Rückblickend wäre dies vermutlich einer der größten Fehler meiner Spielervita gewesen. Denn nachdem ich meine Erwartungshaltung ad acta gelegt und einen Neuanfang gewagt hatte, ließ die Wirkung nicht lange auf sich warten: Im Kern ist es ein reinrassiges Hack&Slay, wenngleich japanischer Prägung sowie einem schwermütigen Monster Hunter ähnelnd. Und damit liegt Soul Sacrifice eigentlich genau auf meiner Linie. Und so hat mich das Jagen von abscheulichen, großartig designten Höllenkraturen, die allerdings mitunter durchaus eleganter animiert sein könnten, sowie das Einsammeln von Belohnungen der anfänglichen Skepsis zum Trotz schnell in seinen Bann gezogen.

Zweite Eindrücke

Keiji Inafune, immerhin über 20 Jahre lang federführend bei Capcom aktiv und in Titel wie Mega Man, Street Fighter, Lost Planet oder Dead Rising involviert, zieht im Rahmen der Möglichkeiten alle Register - so könnte man z.B. nach dem Tutorial direkt in die finale Auseinandersetzung springen. Das dies so früh ein zum Scheitern verurteiltes Unterfangen wäre und man seine Figur erst einmal aufpäppeln und verbessern sollte, steht auf einem anderen Blatt. Trotz dieses und einiger anderer Kniffe kann er aber nicht verhindern, dass die Kämpfe gegen die reichlich vorhandenen Standardgegner bereits mittelfristig mit Abnutzungserscheinungen zu kämpfen haben. Doch glücklicherweise werden die Kampfmechanismen durch einige interessante Aspekte  im Umfeld aufgewertet.

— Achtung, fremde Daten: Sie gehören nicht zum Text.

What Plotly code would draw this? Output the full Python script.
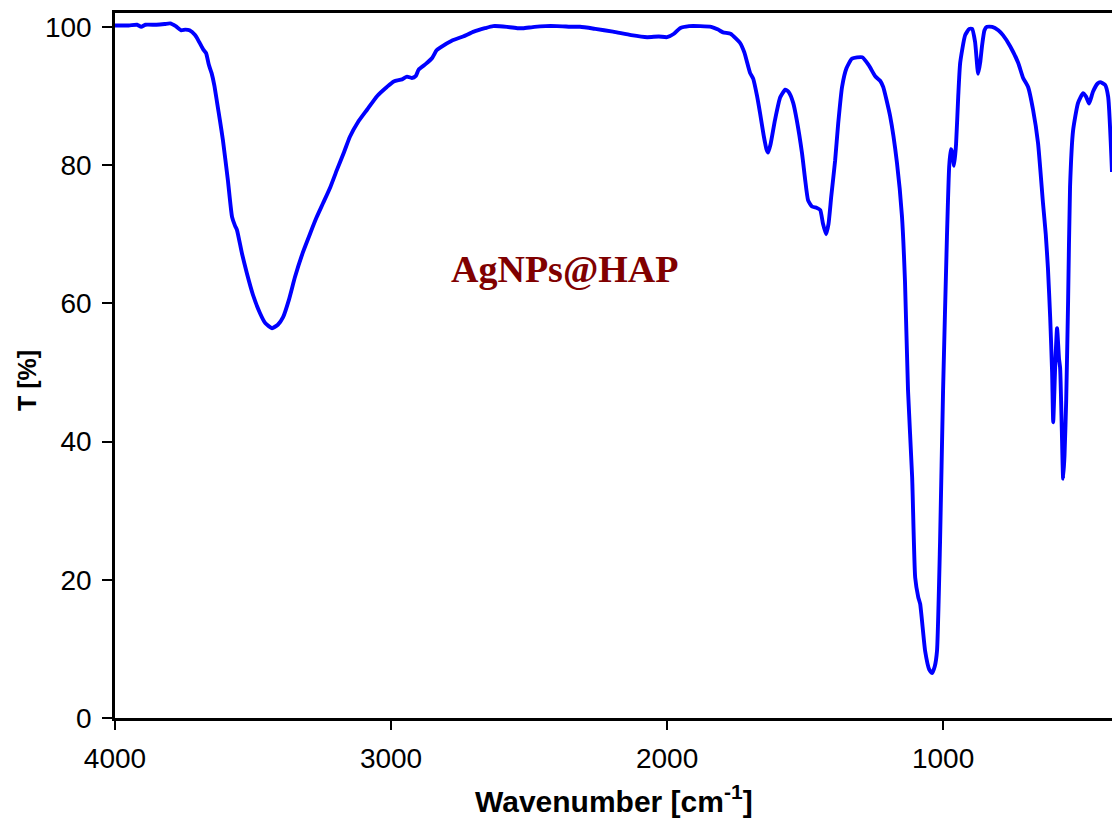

Es weht stets ein "Monster Hunter"-Wind durch die Abschnitte.
So wären die Kämpfe z.B. nur halb so interessant, wenn der erzählerische Hintergrund enttäuschen würde. Das sprechende Buch "Librom", das vom Äußeren an das "Necronomicon Ex Mortis" aus Sam Raimis Evil Dead erinnert und dem man zwischen den oft kurzen Aufträgen nicht nur Wissenswertes über die Gegner, sondern auch die eine oder andere optionale Information entlocken kann, ist dabei ein zentrales Element. Denn um Magusar ein Schnippchen zu schlagen, muss man sich das Wissen der Zauberer aneignen, die vor einem kamen und deren Geschichte jeweils  von Librom festgehalten wurde. Sprich: Man wählt eines der zur Verfügung stehenden Kapitel, durch deren Seiten man durch ein Wischen auf dem Touchscreen durchblättern kann, während eine angenehme Erzählstimme die geschriebenen Worte zu bildhaftem Leben erweckt. Danach kann man seine Figur ausrüsten und auf den Kampf vorbereiten. Schließlich wird man durch das Buch in die Areale teleportiert, in denen die Gefechte stattfinden.

Lesen schafft Wissen

Ein weiteres zentrales Element ist der Zwang, Entscheidungen treffen zu müssen - und zwar permanent: Ausnahmslos jeder erledigte Gegner wartet im Prinzip in einer Art Seelenpfütze, bis man ihm sich nähert. Dann hat man die Option, das Wesen zu erlösen oder zu opfern. Entscheidet man sich für die Erlösung, bekommt man Erfahrungspunkte, die der Verteidigung gut geschrieben werden und erhält eine nicht zu unterschätzende Spritze für seine aktuellen Lebenspunkte. Opfert man sie, wird die Erfahrung zur Offensivkraft addiert - bis hin zum Levelaufstieg.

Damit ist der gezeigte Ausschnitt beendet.